Ma come è piccolo il nostro mondo (nozione onnicomprensiva). Marco e Martina conducono un'esistenza parzialmente serena a Bari, assieme al figlioletto Mateo (con una “t”?) di sette anni. Appartamento vivibile e grazioso con vista sul porto, impieghi lavorativi sicuri, una vita di stabilità presunta, perché gli spettri della malinconia logorano nel profondo Martina da troppo tempo. Il meccanismo drammatico, infatti, si innesca solo e unicamente grazie all'insofferenza della donna-madre, una giovane argentina (Daniela Ramirez) sull'orlo di una crisi depressiva così marcata da maturare la decisione di abbandonare il marito e tornare al suo paese portando con sé il figlio. Il film proprio per questo si concentra (per quasi due terzi della durata totale) sull'esperienza frustrante di Marco (un Riccardo Scamarcio ben lontano dalla consacrazione) nella terra natale di Martina alla ricerca del figlio, in perenne conflitto con tribunali, udienze, avvocati e un burbero investigatore privato.

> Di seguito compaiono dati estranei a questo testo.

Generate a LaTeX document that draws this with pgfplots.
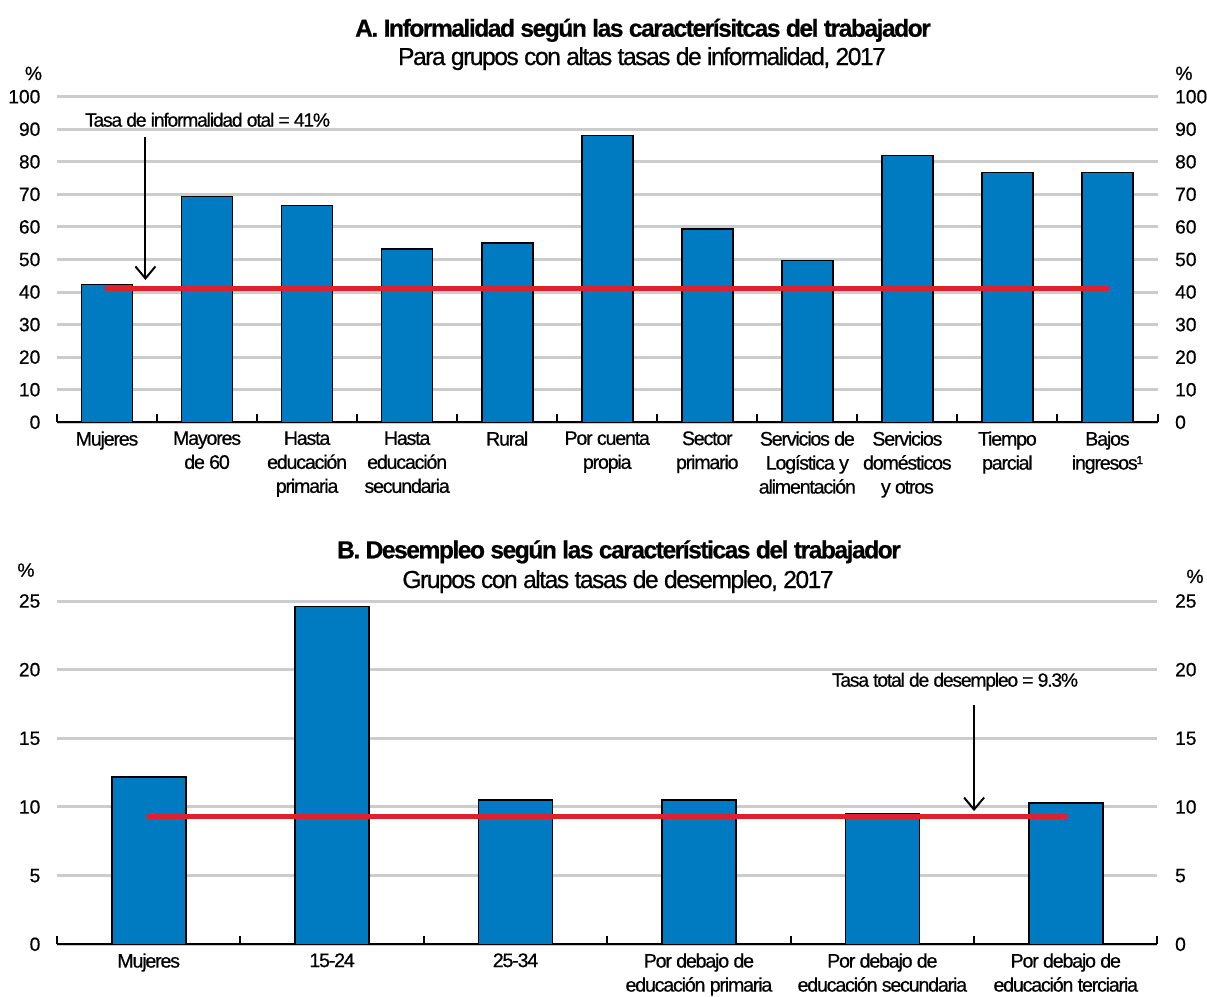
\documentclass[border=0pt]{standalone}
\usepackage{fontspec}
\setmainfont{Liberation Sans}[LetterSpace=-6, FakeBold=0.6]
\newfontfamily\numfont{Liberation Sans}[FakeBold=0.6]
\usepackage{pgfplots}
\pgfplotsset{compat=1.18}
\usetikzlibrary{arrows.meta}
\definecolor{barblue}{RGB}{0,122,192}
\definecolor{redline}{RGB}{221,33,47}
\definecolor{gridgray}{RGB}{204,204,204}
\newcommand{\lab}{\fontsize{9.8}{12}\selectfont}
\newcommand{\nlab}{\numfont\fontsize{9.6}{11}\selectfont}
\newcommand{\ttl}{\fontsize{12.3}{14}\selectfont}

\pgfplotsset{
  base/.style={
    scale only axis,
    axis x line*=bottom, axis y line*=left,
    x axis line style={line width=1pt,-},
    y axis line style={draw=none},
    ytick style={draw=none},
    ymajorgrids, grid style={gridgray, line width=1.5pt},
    tick align=inside,
    major x tick style={draw=none},
    minor x tick style={black, line width=1pt},
    minor tick length=4pt,
    xticklabel style={font=\lab, align=center, anchor=north, yshift=-1pt},
    yticklabel style={font=\nlab, xshift=-4.8pt},
    /pgf/number format/assume math mode=true,
    clip=false,
  },
  rightax/.style={
    scale only axis,
    axis y line*=right, axis x line=none,
    y axis line style={draw=none},
    ytick style={draw=none},
    yticklabel style={font=\nlab, xshift=5.3pt},
    /pgf/number format/assume math mode=true,
  },
}

\pgfplotstableread{
x y
0.5 42.3
1.5 69.4
2.5 66.6
3.5 53.2
4.5 55.0
5.5 88.1
6.5 59.3
7.5 49.7
8.5 82.0
9.5 76.7
10.5 76.7
}\informal

\pgfplotstableread{
x y
0.5 12.2
1.5 24.6
2.5 10.5
3.5 10.5
4.5 9.5
5.5 10.3
}\desempleo

\begin{document}
\begin{tikzpicture}[x=0.5pt,y=-0.5pt]
\useasboundingbox (0,0) rectangle (1207,997);
\coordinate (TA) at (57,422.3);
\coordinate (BA) at (57,944.3);

% ---------- Panel A ----------
\begin{axis}[base, at={(TA)}, anchor=south west,
  width=550.25pt, height=162.8pt,
  xmin=0, xmax=11, ymin=0, ymax=100,
  ytick={0,10,...,100},
  xtick={0.5,1.5,...,10.5},
  minor xtick={0,1,...,11},
  xticklabels={Mujeres,{Mayores\\de 60},{Hasta\\educación\\primaria},{Hasta\\educación\\secundaria},Rural,{Por cuenta\\propia},{Sector\\primario},{Servicios de\\Logística y\\alimentación},{Servicios\\domésticos\\y otros},{Tiempo\\parcial},{Bajos\\ingresos¹}},
]
\addplot[ybar, bar width=25.5pt, fill=barblue, draw=black, line width=0.8pt] table[x=x,y=y]{\informal};
\addplot[redline, line width=2.6pt, line cap=round] coordinates {(0.5,41) (10.5,41)};
\draw[line width=1pt, -{Straight Barb[length=6pt,width=10pt,line width=1pt]}] (axis cs:0.884,87.6) -- (axis cs:0.884,43.7);
\node[anchor=base, font=\fontsize{9.6}{11}\selectfont, inner sep=0pt] at (axis cs:1.505,90.8) {Tasa de informalidad otal = 41\%};
\end{axis}
\begin{axis}[rightax, at={(TA)}, anchor=south west,
  width=550.25pt, height=162.8pt,
  xmin=0, xmax=11, ymin=0, ymax=100,
  ytick={0,10,...,100}]
\addplot[draw=none] coordinates {(0,0)};
\end{axis}

% ---------- Panel B ----------
\begin{axis}[base, at={(BA)}, anchor=south west,
  width=550.25pt, height=171.65pt,
  xmin=0, xmax=6, ymin=0, ymax=25,
  ytick={0,5,...,25},
  xtick={0.5,1.5,...,5.5},
  minor xtick={0,1,...,6},
  xticklabels={Mujeres,15-24,25-34,{Por debajo de\\educación primaria},{Por debajo de\\educación secundaria},{Por debajo de\\educación terciaria}},
]
\addplot[ybar, bar width=37pt, fill=barblue, draw=black, line width=0.8pt] table[x=x,y=y]{\desempleo};
\addplot[redline, line width=2.6pt, line cap=round] coordinates {(0.5,9.3) (5.5,9.3)};
\draw[line width=1pt, -{Straight Barb[length=6pt,width=10pt,line width=1pt]}] (axis cs:5.0,17.43) -- (axis cs:5.0,9.7);
\node[anchor=base, font=\fontsize{9.6}{11}\selectfont, inner sep=0pt] at (axis cs:4.896,18.76) {Tasa total de desempleo = 9.3\%};
\end{axis}
\begin{axis}[rightax, at={(BA)}, anchor=south west,
  width=550.25pt, height=171.65pt,
  xmin=0, xmax=6, ymin=0, ymax=25,
  ytick={0,5,...,25}]
\addplot[draw=none] coordinates {(0,0)};
\end{axis}

% ---------- Titles and units ----------
\node[anchor=base, font=\ttl\bfseries, inner sep=0pt] at (643,36.7) {A. Informalidad según las caracterísitcas del trabajador};
\node[anchor=base, font=\ttl, inner sep=0pt] at (642,65) {Para grupos con altas tasas de informalidad, 2017};
\node[anchor=base, font=\ttl\bfseries, inner sep=0pt] at (619,558.3) {B. Desempleo según las características del trabajador};
\node[anchor=base, font=\ttl, inner sep=0pt] at (618,588) {Grupos con altas tasas de desempleo, 2017};

\node[anchor=base, font=\nlab, inner sep=0pt] at (33.5,80) {\%};
\node[anchor=base, font=\nlab, inner sep=0pt] at (1184,80) {\%};
\node[anchor=base, font=\nlab, inner sep=0pt] at (26,576.7) {\%};
\node[anchor=base, font=\nlab, inner sep=0pt] at (1195,583) {\%};
\end{tikzpicture}
\end{document}
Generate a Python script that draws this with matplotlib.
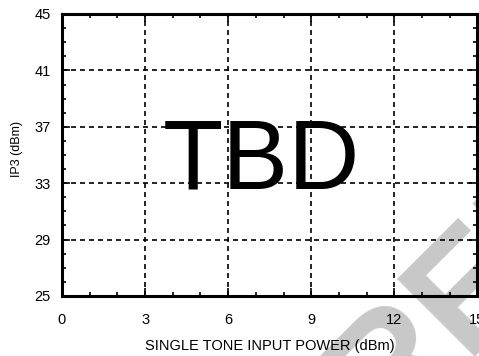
"""
IP3 gegen Eingangsleistung (Einzelton) - Platzhalterdiagramm, Daten folgen.
Schreibt out.png.
"""

import matplotlib
matplotlib.use("Agg")
import matplotlib.pyplot as plt
from matplotlib.ticker import MultipleLocator

OUT_PATH = "out.png"
FIGSIZE = (4.79, 3.56)
DPI = 100

# Achsenbereiche und Beschriftungen
X_LIM = (0, 15)
Y_LIM = (25, 45)
X_TICKS = [0, 3, 6, 9, 12, 15]
Y_TICKS = [25, 29, 33, 37, 41, 45]
X_LABEL = "SINGLE TONE INPUT POWER (dBm)"
Y_LABEL = "IP3 (dBm)"

# Platzhalter im Diagramm (Position in Datenkoordinaten)
PLACEHOLDER = "TBD"
PLACEHOLDER_POS = (7.2, 32.65)
WATERMARK = "PRELIMINARY"


def setup_style():
    plt.rcParams.update({
        "font.family": ["Liberation Sans", "DejaVu Sans"],
        "font.size": 10.5,
        "axes.linewidth": 2.2,
        "figure.facecolor": "white",
    })


def main():
    setup_style()
    fig = plt.figure(figsize=FIGSIZE, dpi=DPI)
    ax = fig.add_axes([62 / 479, 60 / 356, 415.5 / 479, 282 / 356])
    ax.set_facecolor("none")

    # Wasserzeichen diagonal, hinter den Achsen (nur ein Teil liegt im Bild)
    fig.text(0.644, -0.442, WATERMARK, rotation=45, rotation_mode="anchor",
             ha="left", va="baseline", fontsize=115, fontweight="bold",
             color="#c8c8c8", zorder=-1)

    ax.set_xlim(*X_LIM)
    ax.set_ylim(*Y_LIM)
    ax.set_xticks(X_TICKS)
    ax.set_yticks(Y_TICKS)
    ax.xaxis.set_minor_locator(MultipleLocator(1))
    ax.yaxis.set_minor_locator(MultipleLocator(1))
    ax.tick_params(which="both", direction="in", top=True, right=True,
                   colors="black")
    ax.tick_params(which="major", length=6, width=1.2)
    ax.tick_params(which="minor", length=3, width=1.2)
    ax.tick_params(axis="x", which="major", pad=12.2, labelsize=10.5)
    ax.tick_params(axis="y", which="major", pad=8, labelsize=10.5)

    ax.grid(True, which="major", color="black", linewidth=1.2,
            linestyle=(0, (3, 2.4)))

    ax.set_xlabel(X_LABEL, fontsize=10.5, labelpad=8.5)
    ax.set_ylabel(Y_LABEL, fontsize=9, labelpad=8.6)
    ax.yaxis.label.set_y(0.52)

    ax.text(*PLACEHOLDER_POS, PLACEHOLDER, ha="center", va="baseline",
            fontsize=71, color="black")

    fig.savefig(OUT_PATH, dpi=DPI)
    plt.close(fig)


if __name__ == "__main__":
    main()
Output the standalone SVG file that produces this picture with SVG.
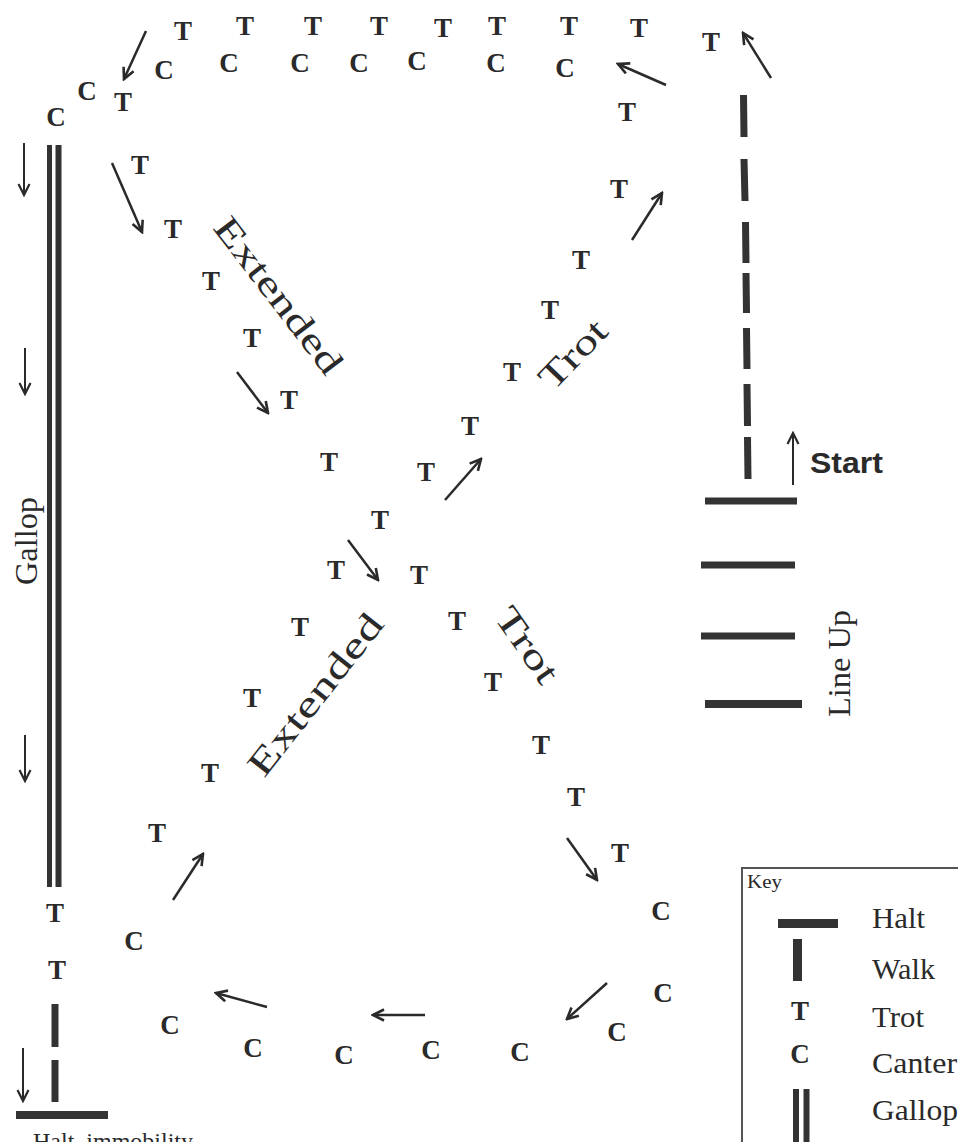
<svg xmlns="http://www.w3.org/2000/svg" width="958" height="1142" viewBox="0 0 958 1142">
<defs>
<style>
.g{font-family:"Liberation Serif","Times New Roman",serif;font-weight:bold;font-size:27px;fill:#2a2a2a;text-anchor:middle}
.lbl{font-family:"Liberation Serif","Times New Roman",serif;fill:#2a2a2a}
.bar{stroke:#333;fill:none}
.arr{stroke:#2a2a2a;stroke-width:2.5;fill:none;marker-end:url(#ah)}
.thin{stroke:#2a2a2a;stroke-width:2;fill:none;marker-end:url(#ah2)}
</style>
<marker id="ah" viewBox="0 0 14 14" refX="12" refY="7" markerWidth="14" markerHeight="14" markerUnits="userSpaceOnUse" orient="auto">
<path d="M1,1.5 L12,7 L1,12.5" fill="none" stroke="#2a2a2a" stroke-width="2.6"/>
</marker>
<marker id="ah2" viewBox="0 0 14 14" refX="12" refY="7" markerWidth="14" markerHeight="14" markerUnits="userSpaceOnUse" orient="auto">
<path d="M1,1.5 L12,7 L1,12.5" fill="none" stroke="#2a2a2a" stroke-width="2.2"/>
</marker>
</defs>
<rect width="958" height="1142" fill="#fff"/>

<g id="connectors">
<path class="arr" d="M146,31 L124,79"/>
<path class="arr" d="M666,85 L618,64"/>
<path class="arr" d="M771,78 L743,33"/>
<path class="arr" d="M112,163 L142,232"/>
<path class="arr" d="M237,372 L268,413"/>
<path class="arr" d="M348,540 L378,580"/>
<path class="arr" d="M567,838 L597,880"/>
<path class="arr" d="M607,983 L567,1019"/>
<path class="arr" d="M425,1015 L373,1015"/>
<path class="arr" d="M267,1007 L216,993"/>
<path class="arr" d="M173,900 L203,854"/>
<path class="arr" d="M445,500 L481,459"/>
<path class="arr" d="M632,240 L662,193"/>
<path class="thin" d="M24,143 L24,195"/>
<path class="thin" d="M25,348 L25,394"/>
<path class="thin" d="M25,735 L25,781"/>
<path class="thin" d="M23,1048 L23,1101"/>
<path class="thin" d="M793,485 L793,433"/>
</g>

<g id="walk-start">
<g class="bar" stroke-width="7">
<path d="M743.5,95 L744,137"/>
<path d="M744,159 L745,201"/>
<path d="M745.5,222 L746,263"/>
<path d="M746,273 L746.5,313"/>
<path d="M746.5,328 L747,369"/>
<path d="M747,384 L747.5,426"/>
<path d="M747.5,437 L748,479"/>
</g>
</g>

<g id="lineup">
<g class="bar">
<path d="M705,501 L797,501" stroke-width="7"/>
<path d="M701,565 L795,565" stroke-width="7"/>
<path d="M701,636 L795,636" stroke-width="7"/>
<path d="M705,704 L802,704" stroke-width="8"/>
</g>
<text class="lbl" font-size="32" transform="translate(850,717) rotate(-90)" textLength="107" lengthAdjust="spacingAndGlyphs">Line Up</text>
</g>

<g id="start-label">
<text x="810" y="473" font-family="'Liberation Sans',Arial,sans-serif" font-weight="bold" font-size="29" fill="#2a2a2a" textLength="73" lengthAdjust="spacingAndGlyphs">Start</text>
</g>

<g id="gallop">
<path class="bar" d="M49.5,145 L49.5,887" stroke-width="5"/>
<path class="bar" d="M58.5,145 L58.5,887" stroke-width="6"/>
<text class="lbl" font-size="31" transform="translate(37,585) rotate(-90)" textLength="88" lengthAdjust="spacingAndGlyphs">Gallop</text>
</g>

<g id="finish">
<path class="bar" d="M55,1004 L55,1047" stroke-width="7"/>
<path class="bar" d="M55,1060 L55,1102" stroke-width="7"/>
<path class="bar" d="M16,1115 L108,1115" stroke-width="8"/>
<text class="lbl" x="33" y="1149" font-size="24">Halt, immobility</text>
</g>

<g id="labels">
<text class="lbl" font-size="36" transform="translate(212,228) rotate(52.6)" textLength="188" lengthAdjust="spacingAndGlyphs">Extended</text>
<text class="lbl" font-size="36" transform="translate(264,779) rotate(-51.8)" textLength="196" lengthAdjust="spacingAndGlyphs">Extended</text>
<text class="lbl" font-size="36" transform="translate(553,392) rotate(-46)" textLength="82" lengthAdjust="spacingAndGlyphs">Trot</text>
<text class="lbl" font-size="36" transform="translate(493,617) rotate(55)" textLength="85" lengthAdjust="spacingAndGlyphs">Trot</text>
</g>

<g id="gaits">
<text class="g" x="183" y="40">T</text>
<text class="g" x="245" y="35">T</text>
<text class="g" x="313" y="35">T</text>
<text class="g" x="379" y="35">T</text>
<text class="g" x="443" y="37">T</text>
<text class="g" x="497" y="35">T</text>
<text class="g" x="569" y="35">T</text>
<text class="g" x="639" y="37">T</text>
<text class="g" x="711" y="51">T</text>
<text class="g" x="56" y="126">C</text>
<text class="g" x="87" y="100">C</text>
<text class="g" x="123" y="111">T</text>
<text class="g" x="164" y="79">C</text>
<text class="g" x="229" y="72">C</text>
<text class="g" x="300" y="72">C</text>
<text class="g" x="359" y="72">C</text>
<text class="g" x="417" y="70">C</text>
<text class="g" x="496" y="72">C</text>
<text class="g" x="565" y="77">C</text>
<text class="g" x="627" y="121">T</text>
<text class="g" x="619" y="198">T</text>
<text class="g" x="581" y="269">T</text>
<text class="g" x="550" y="319">T</text>
<text class="g" x="512" y="381">T</text>
<text class="g" x="470" y="435">T</text>
<text class="g" x="426" y="481">T</text>
<text class="g" x="140" y="174">T</text>
<text class="g" x="173" y="238">T</text>
<text class="g" x="211" y="290">T</text>
<text class="g" x="252" y="347">T</text>
<text class="g" x="289" y="409">T</text>
<text class="g" x="329" y="471">T</text>
<text class="g" x="380" y="529">T</text>
<text class="g" x="336" y="579">T</text>
<text class="g" x="419" y="584">T</text>
<text class="g" x="457" y="630">T</text>
<text class="g" x="493" y="691">T</text>
<text class="g" x="541" y="754">T</text>
<text class="g" x="576" y="806">T</text>
<text class="g" x="620" y="862">T</text>
<text class="g" x="661" y="920">C</text>
<text class="g" x="663" y="1002">C</text>
<text class="g" x="617" y="1041">C</text>
<text class="g" x="520" y="1061">C</text>
<text class="g" x="431" y="1059">C</text>
<text class="g" x="344" y="1064">C</text>
<text class="g" x="253" y="1057">C</text>
<text class="g" x="170" y="1034">C</text>
<text class="g" x="134" y="950">C</text>
<text class="g" x="157" y="842">T</text>
<text class="g" x="210" y="782">T</text>
<text class="g" x="252" y="707">T</text>
<text class="g" x="300" y="636">T</text>
<text class="g" x="55" y="922">T</text>
<text class="g" x="57" y="979">T</text>
</g>

<g id="key">
<rect x="742" y="868" width="240" height="300" fill="none" stroke="#555" stroke-width="2"/>
<text class="lbl" x="747" y="888" font-size="19" textLength="35" lengthAdjust="spacingAndGlyphs">Key</text>
<path class="bar" d="M778,923.5 L838,923.5" stroke-width="9"/>
<path class="bar" d="M797.5,939 L797.5,981" stroke-width="9"/>
<text class="g" x="800" y="1020">T</text>
<text class="g" x="800" y="1063">C</text>
<path class="bar" d="M796,1089 L796,1150" stroke-width="6"/>
<path class="bar" d="M806.5,1089 L806.5,1150" stroke-width="6"/>
<text class="lbl" x="872" y="928" font-size="30" textLength="53" lengthAdjust="spacingAndGlyphs">Halt</text>
<text class="lbl" x="872" y="979" font-size="30" textLength="63" lengthAdjust="spacingAndGlyphs">Walk</text>
<text class="lbl" x="872" y="1027" font-size="30" textLength="52" lengthAdjust="spacingAndGlyphs">Trot</text>
<text class="lbl" x="872" y="1073" font-size="30" textLength="85" lengthAdjust="spacingAndGlyphs">Canter</text>
<text class="lbl" x="872" y="1120" font-size="30" textLength="86" lengthAdjust="spacingAndGlyphs">Gallop</text>
</g>
</svg>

Riassumendo in modo rapido l'apparato narrativo, per la prima mezz'ora i due coniugi si spupazzano il piccolo Mateo privatamente e singolarmente, riempiendolo di baci in relazione al proprio umore (in location che talvolta hanno del potenziale lirico); per l'ora che resta il piccolo scompare, Scamarcio prova a diventare un personaggio a tutto tondo e ne esce una specie di percorso formativo dell'uomo alla ricerca di una “giusta scelta” per sé e per i suoi affetti del presente e del passato.
Il lavoro di Marra sembra partire dalla necessità di affondare bene il colpo nel cuore del sud della nostra penisola, tentando di riflettere (rigirando con cura la lama) su tutte le incomprensioni emotive di un piccolo nucleo familiare e sul loro rapporto con l'accennata (ma ben presente) crisi economico-sociale del paese.
Sulla scia della volontà precisa di contestualizzare la vicenda (perlomeno nella prima parte, quando ci si muove ancora dentro ai confini italiani), l'opera tenta di scardinare una serie di conflitti etici ed etnici, lavorando sullo scarto culturale tra Scamarcio e la moglie e su una presunta difficoltà a stabilire i termini morali e giuridici sulla base dei quali lo spettatore dovrebbe “giudicare” la coppia.
L'esito tuttavia lascia un briciolo di patetismo per gli evidenti limiti della struttura che Marra ha architettato. Il costrutto verbale è scollato, frammentario, disunito, spesso macchinoso (tanto quanto le scelte visive) e tremendamente tendente al macchiettismo di quel dramma familiare che potrebbe riuscire meglio in prima visione su qualche televisione commerciale il martedì sera. Le interpretazioni di Daniela Ramirez e di Scamarcio non impressionano particolarmente, anzi rischiano spesso di irritare con tonalità stucchevoli e spesso e volentieri fuoriluogo.
In linea più generale non è chiaro se i limiti siano unicamente di carattere tecnico o più semplicemente (ma drasticamente) di incoerenza tra l'universo concettuale-poetico del regista (che può essere interessante e stimolante, anche perché il soggetto non è a priori da buttare, anzi) e la sua realizzazione effettiva, la sua trasfigurazione in un prodotto visivo che vorrebbe forse far riflettere ma rischia di assopire e complessivamente deludere.

La frase:
"Il futuro ce lo facciamo da soli, passo dopo passo".